In this week’s magazine you can read my article about the double-pivoting Posse – a web-based start-up run by Rebekah Campbell. It has changed from an online music marketing service to a retail marketing service and finally (for now) to a social search platform. (Hence its high degree of difficulty “double-pivot” categorisation).

But what’s a pivot anyway? Niki Scevak from start-up accelerator Startmate reckons it’s as simple as listening to your customers and responding. After making some initial guesses about your product, entrepreneurs should watch how users actually use and interact with the product, he says. “Pivoting is the reaction after going through that cycle and seeing if a lot of your guesses are wrong or right,” he says.

To pivot in this way makes sense whether you’re creating an iPhone app, new software or a opening a retail store.

Here are two more local start-ups that are mastering the manoeuvre.

Coachy: from marketplace to platform

Live video will change the way people get coached, the founder of Pollenizer portfolio company Coachy Luke Grana says. This “always has been and still is” his vision but he has tweaked where his start-up will sit. Grana thought Coachy would be a marketplace. Coaches could set up virtual schools and teach students via live video.
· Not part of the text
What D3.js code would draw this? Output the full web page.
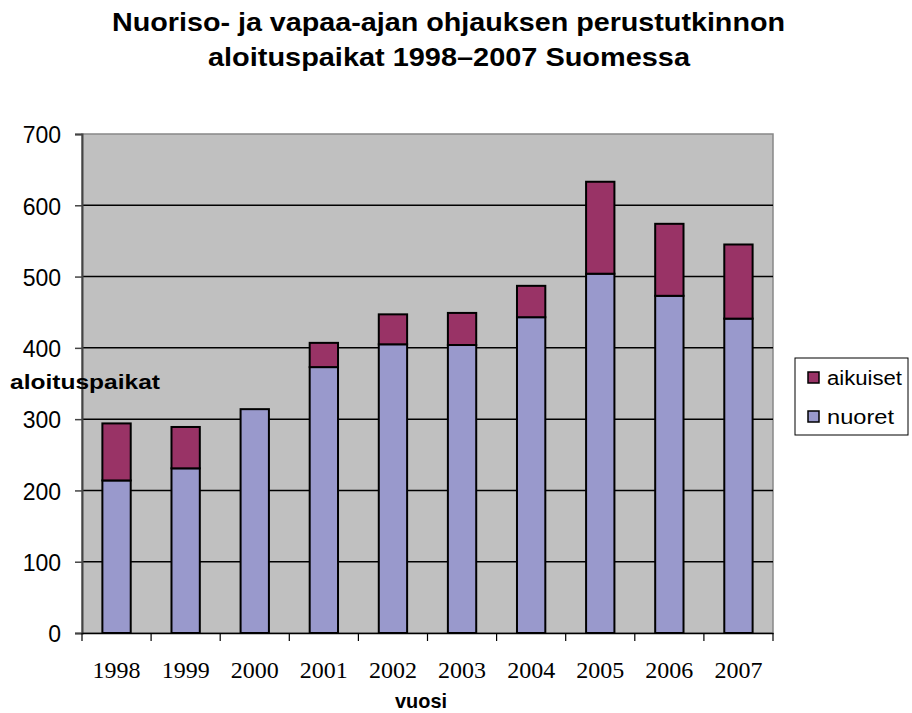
<!DOCTYPE html>
<html><head><meta charset="utf-8">
<script src="https://cdn.jsdelivr.net/npm/d3@7/dist/d3.min.js"></script>
<style>body{margin:0;background:#fff}</style>
</head><body>
<svg id="c" width="912" height="713"></svg>
<script>
const years = ["1998","1999","2000","2001","2002","2003","2004","2005","2006","2007"];
const nuoret = [214,231,314,373,405,404,443,504,473,441];
const aikuiset = [80,58,0,34,42,45,44,129,101,104];
const yTicks = [0,100,200,300,400,500,600,700];
const seriesNames = ["nuoret","aikuiset"];
const colors = {nuoret:"#9999cc", aikuiset:"#993366"};

const svg = d3.select("#c");
const L=82, R=773, T=134, B=633;
const x = d3.scaleBand().domain(years).range([L,R]).paddingInner(0.59).paddingOuter(0.295);
const y = d3.scaleLinear().domain([0,700]).range([B,T]);

svg.append("rect").attr("x",L).attr("y",T).attr("width",R-L).attr("height",B-T).attr("fill","#c0c0c0").attr("stroke","#888").attr("stroke-width",1.5);

svg.append("g").selectAll("line").data(yTicks.filter(d=>d>0 && d<700)).join("line")
  .attr("x1",L).attr("x2",R).attr("y1",d=>y(d)).attr("y2",d=>y(d)).attr("stroke","#000").attr("stroke-width",1.5);

const data = years.map((yr,i)=>({year:yr, nuoret:nuoret[i], aikuiset:aikuiset[i]}));
const stack = d3.stack().keys(seriesNames)(data);
svg.append("g").selectAll("g").data(stack).join("g").attr("fill",d=>colors[d.key])
  .selectAll("rect").data(d=>d.filter(p=>p[1]-p[0]>0)).join("rect")
  .attr("x",d=>x(d.data.year)).attr("width",x.bandwidth())
  .attr("y",d=>y(d[1])).attr("height",d=>y(d[0])-y(d[1]))
  .attr("stroke","#000").attr("stroke-width",2);

const sans = "Liberation Sans, Arial, sans-serif";

// left axis
const ya = d3.axisLeft(y).tickValues(yTicks).tickSize(7).tickPadding(14);
const gy = svg.append("g").attr("transform",`translate(${L},0)`).call(ya);
gy.select(".domain").attr("stroke","#444").attr("stroke-width",2);
gy.selectAll(".tick line").attr("stroke","#444").attr("stroke-width",1.5);
gy.selectAll("text").attr("font-family",sans).attr("font-size",23).attr("fill","#000").attr("dy","0.38em");

// bottom axis
const xa = d3.axisBottom(x).tickSize(0).tickPadding(28);
const gx = svg.append("g").attr("transform",`translate(0,${B})`).call(xa);
gx.select(".domain").attr("stroke","#000").attr("stroke-width",1.5);
gx.selectAll("text").attr("font-family","Liberation Serif, Times New Roman, serif").attr("font-size",24).attr("fill","#000");
const step = x.step();
svg.append("g").selectAll("line").data(d3.range(years.length+1)).join("line")
  .attr("x1",i=>L+i*step).attr("x2",i=>L+i*step).attr("y1",B).attr("y2",B+8).attr("stroke","#000").attr("stroke-width",1.2);

// titles
const t1 = svg.append("text").attr("x",112).attr("y",31)
  .attr("font-family",sans).attr("font-weight","bold").attr("font-size",25).attr("fill","#000")
  .attr("textLength",673).attr("lengthAdjust","spacingAndGlyphs")
  .text("Nuoriso- ja vapaa-ajan ohjauksen perustutkinnon");
const t2 = svg.append("text").attr("x",208).attr("y",65.5)
  .attr("font-family",sans).attr("font-weight","bold").attr("font-size",25).attr("fill","#000")
  .attr("textLength",482).attr("lengthAdjust","spacingAndGlyphs")
  .text("aloituspaikat 1998\u20132007 Suomessa");

svg.append("text").attr("x",395).attr("y",708)
  .attr("font-family",sans).attr("font-weight","bold").attr("font-size",21)
  .attr("textLength",52).attr("lengthAdjust","spacingAndGlyphs").text("vuosi");
svg.append("text").attr("x",10).attr("y",389)
  .attr("font-family",sans).attr("font-weight","bold").attr("font-size",21)
  .attr("textLength",150).attr("lengthAdjust","spacingAndGlyphs").text("aloituspaikat");

// legend
const lg = svg.append("g");
lg.append("rect").attr("x",795).attr("y",358).attr("width",113).attr("height",77).attr("fill","#fff").attr("stroke","#000").attr("stroke-width",1);
const legendItems = ["aikuiset","nuoret"];
const legendLen = {aikuiset:75, nuoret:67};
legendItems.forEach((k,i)=>{
  const base = 385 + i*39;
  lg.append("rect").attr("x",808).attr("y",base-13).attr("width",11).attr("height",11).attr("fill",colors[k]).attr("stroke","#000").attr("stroke-width",1.5);
  lg.append("text").attr("x",827).attr("y",base).attr("font-family",sans).attr("font-size",20)
    .attr("textLength",legendLen[k]).attr("lengthAdjust","spacingAndGlyphs").text(k);
});
</script>
</body></html>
Coachy would take a cut of the lesson fees. “A lot of coaches and teachers are using Skype, it’s really popular,” he says.
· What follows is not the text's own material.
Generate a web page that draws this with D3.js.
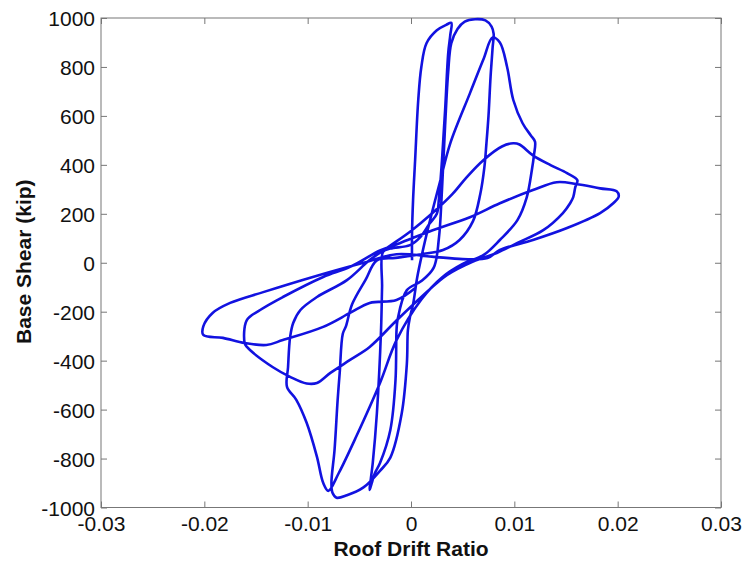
<!DOCTYPE html>
<html>
<head>
<meta charset="UTF-8">
<title>Base Shear vs Roof Drift Ratio</title>
<script src="https://d3js.org/d3.v7.min.js"></script>
<style>
  body { margin: 0; background: #fff; }
  text { font-family: "Liberation Sans", Arial, sans-serif; }
</style>
</head>
<body>
<svg id="mainsvg" width="746" height="566"></svg>
<script>
// hysteresis path (drift ratio, kip)
const driftRatio = [
  0.0001, 0.0001, 0.0002, 0.0004, 0.0007, 0.0010, 0.0015, 0.0025, 0.0034, 0.0039,
  0.0038, 0.0036, 0.0033, 0.0030, 0.0027, 0.0025, 0.0018, 0.0009, -0.0001, -0.0020, -0.0027, -0.0028, -0.0029, -0.0033, -0.0037, -0.0040,
  -0.0038, -0.0035, -0.0030, -0.0020, -0.0015, -0.0014, -0.0013, -0.0004, 0.0010, 0.0022, 0.0027, 0.0030, 0.0033, 0.0036, 0.0039, 0.0045, 0.0052, 0.0062, 0.0072, 0.0078, 0.0080,
  0.0079, 0.0077, 0.0075, 0.0073, 0.0071, 0.0067, 0.0060, 0.0047, 0.0031, 0.0010, -0.0015, -0.0033, -0.0044, -0.0057, -0.0063, -0.0066, -0.0069, -0.0071, -0.0074, -0.0077, -0.0076, -0.0072,
  -0.0062, -0.0046, -0.0030, -0.0020, -0.0009, -0.0004, -0.0003, -0.0001, 0.0002, 0.0006, 0.0012, 0.0020, 0.0028, 0.0038, 0.0057, 0.0070, 0.0079,
  0.0086, 0.0093, 0.0099, 0.0108, 0.0116, 0.0120, 0.0119, 0.0117, 0.0112, 0.0103, 0.0086, 0.0070, 0.0050, 0.0030, 0.0010, -0.0014, -0.0030, -0.0053, -0.0070, -0.0080,
  -0.0085, -0.0091, -0.0101, -0.0111, -0.0120, -0.0119, -0.0117, -0.0114, -0.0107, -0.0091, -0.0062, -0.0040, -0.0020, 0.0000, 0.0020, 0.0040, 0.0054, 0.0070, 0.0088, 0.0099,
  0.0105, 0.0118, 0.0135, 0.0151, 0.0161, 0.0159, 0.0157, 0.0154, 0.0147, 0.0128, 0.0103, 0.0083, 0.0060, 0.0035, 0.0010, -0.0015, -0.0040, -0.0059, -0.0078, -0.0091, -0.0101, -0.0117, -0.0134, -0.0159, -0.0161,
  -0.0159, -0.0146, -0.0124, -0.0085, -0.0059, -0.0030, -0.0011, 0.0021, 0.0057, 0.0086, 0.0118, 0.0141, 0.0160, 0.0183, 0.0199, 0.0201, 0.0196, 0.0183, 0.0151, 0.0118, 0.0086, 0.0074,
  0.0050, 0.0020, -0.0014, -0.0046, -0.0095, -0.0143, -0.0175, -0.0192, -0.0201, -0.0201, -0.0182, -0.0161, -0.0140, -0.0124, -0.0085, -0.0059, -0.0040, -0.0014, 0.0005
];
const baseShear = [
  10, 120, 256, 420, 664, 800, 897, 950, 972, 980,
  930, 856, 623, 419, 260, 200, 160, 105, 72, 58, 45, -100, -275, -614, -818, -928,
  -900, -860, -818, -683, -480, -275, -233, -112, -75, -20, 100, 300, 560, 780, 897, 955, 985, 995, 990, 965, 935,
  880, 760, 600, 488, 390, 280, 170, 93, 52, 35, 20, 10, -70, -170, -260, -290, -450, -561, -765, -899, -940, -960,
  -950, -918, -850, -796, -616, -412, -275, -222, -170, -60, 60, 200, 330, 488, 692, 830, 920,
  900, 800, 665, 570, 520, 495, 440, 380, 267, 174, 93, 31, -5, -60, -150, -316, -491, -710, -860, -932,
  -899, -793, -654, -560, -507, -427, -304, -246, -193, -140, -71, 11, 70, 130, 200, 280, 350, 419, 475, 488,
  483, 439, 399, 366, 337, 309, 268, 243, 203, 133, 81, 40, 5, -50, -140, -240, -344, -397, -450, -491, -493, -466, -426, -343, -328,
  -235, -193, -140, -58, -17, 50, 80, 133, 186, 243, 297, 329, 322, 304, 292, 270, 244, 203, 142, 93, 52, 19,
  15, 25, 35, 0, -58, -120, -164, -205, -260, -295, -307, -328, -336, -316, -262, -205, -164, -152, -100
];

const xTicks = [-0.03, -0.02, -0.01, 0, 0.01, 0.02, 0.03];
const xTickLabels = ["-0.03", "-0.02", "-0.01", "0", "0.01", "0.02", "0.03"];
const yTicks = [-1000, -800, -600, -400, -200, 0, 200, 400, 600, 800, 1000];
const yTickLabels = ["-1000", "-800", "-600", "-400", "-200", "0", "200", "400", "600", "800", "1000"];

const xAxisLabel = 'Roof Drift Ratio';
const yAxisLabel = 'Base Shear (kip)';

const svg = d3.select('#mainsvg');
const width = +svg.attr('width');
const height = +svg.attr('height');
const margin = {top: 18, right: 25, bottom: 58.5, left: 101};
const innerWidth = width - margin.left - margin.right;
const innerHeight = height - margin.top - margin.bottom;

const xScale = d3.scaleLinear().domain([-0.03, 0.03]).range([0, innerWidth]);
const yScale = d3.scaleLinear().domain([-1000, 1000]).range([innerHeight, 0]);

const g = svg.append('g')
    .attr('transform', `translate(${margin.left}, ${margin.top})`)
    .attr('id', 'maingroup');

const axisColor = '#777777';
const tickLen = 6;

// bottom axis with labels, ticks pointing inward
const xAxis = d3.axisBottom(xScale)
    .tickValues(xTicks)
    .tickFormat((d, i) => xTickLabels[i])
    .tickSizeInner(-tickLen).tickSizeOuter(0)
    .tickPadding(9);
const xAxisGroup = g.append('g').attr('transform', `translate(0, ${innerHeight})`).call(xAxis);

const yAxis = d3.axisLeft(yScale)
    .tickValues(yTicks)
    .tickFormat((d, i) => yTickLabels[i])
    .tickSizeInner(-tickLen).tickSizeOuter(0)
    .tickPadding(6);
const yAxisGroup = g.append('g').call(yAxis);

// mirrored ticks on top and right, no labels
const topGroup = g.append('g').call(d3.axisTop(xScale).tickValues(xTicks)
    .tickSizeInner(-tickLen).tickSizeOuter(0));
const rightGroup = g.append('g').attr('transform', `translate(${innerWidth}, 0)`)
    .call(d3.axisRight(yScale).tickValues(yTicks).tickSizeInner(-tickLen).tickSizeOuter(0));
topGroup.selectAll('.tick text').remove();
rightGroup.selectAll('.tick text').remove();

[xAxisGroup, yAxisGroup, topGroup, rightGroup].forEach(a => {
    a.selectAll('.domain').remove();
    a.selectAll('.tick line').attr('stroke', axisColor);
    a.selectAll('.tick text')
        .attr('fill', '#111')
        .style('font-size', '21px')
        .style('font-family', '"Liberation Sans", Arial, sans-serif');
});
yAxisGroup.selectAll('.tick text').attr('dy', '0.36em');

g.append('rect')
    .attr('width', innerWidth)
    .attr('height', innerHeight)
    .attr('fill', 'none')
    .attr('stroke', axisColor)
    .attr('stroke-width', 1);

// axis titles
g.append('text')
    .attr('x', innerWidth / 2)
    .attr('y', innerHeight + 48.5)
    .attr('text-anchor', 'middle')
    .style('font-size', '21px')
    .style('font-weight', 'bold')
    .attr('fill', '#111')
    .text(xAxisLabel);

g.append('text')
    .attr('transform', 'rotate(-90)')
    .attr('x', -innerHeight / 2 + 1)
    .attr('y', -70)
    .attr('text-anchor', 'middle')
    .style('font-size', '21px')
    .style('font-weight', 'bold')
    .attr('fill', '#111')
    .text(yAxisLabel);

// the hysteresis curve
const points = driftRatio.map((d, i) => [d, baseShear[i]]);
const line = d3.line()
    .curve(d3.curveCatmullRom.alpha(0.5))
    .x(d => xScale(d[0]))
    .y(d => yScale(d[1]));

g.append('path')
    .datum(points)
    .attr('d', line)
    .attr('fill', 'none')
    .attr('stroke', '#1212e0')
    .attr('stroke-width', 2.6)
    .attr('stroke-linejoin', 'round');
</script>
</body>
</html>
The site opened for business early 2012 and although coaches signed up, students weren’t so interested. “The coaches on board were bringing their own students and we couldn’t add that much value in bringing students to them,” Grana says.

As well, coaches wanted their own branding and didn’t want to be under the Coachy banner. To pivot, entrepreneurs need to listen to what customers want. Now, instead of a marketplace, coaches run their own website, which is “powered” by Coachy, in the same way that Big Commerce sits behind online retail stores. “Coaches wanted the tools but they wanted to brand their own rooms ... The key is always listening to your core customers and adapting the product to suit them. To me that’s the nature of any pivot. A lot of people have an idea in their mind that makes a lot of sense but really, it’s up to the customer.”

Vero: from invoice app for freelancers to targeted email marketing

At the beginning of 2012, Chris Hexton and James Lamont joined Startmate with their idea of simplifying invoice management for Freelancers: Invc.me. Now they’ve restarted. “A pivot is having the same vision and moving around that,” Hexton says. “We’ve done a bit more than that.”

Why the massive change? “We had about 220 users by the time we got to demo day [after three months of Startmate] ... but we were finding a lot of users were signing up and then abandoning the app,” Hexton says. “You want to create something useful.”

The pair were reluctant to throw in Invc.me so close to the end of Startmate and still pitched for funding at the end of the accelerator process. “We found that a trying time,” he says.

The pair are now working on a more pressing problem for start-up businesses: sending more personalised and targeted emails. They stumbled on the problem working on Invc.me. Hexton was trying to encourage repeat usage from people who had downloaded the app. He wanted to target users based on the activity they had shown, for example maybe they’d used particular functions of the app but hadn’t uncovered its complete potential. “I really wanted to target people in a more personal manner,” Hexton says. “Trying to be more personal with customers is very important. We wanted a tool that allowed us that granularity [very specific targeting] and there wasn’t anything to fill that need.”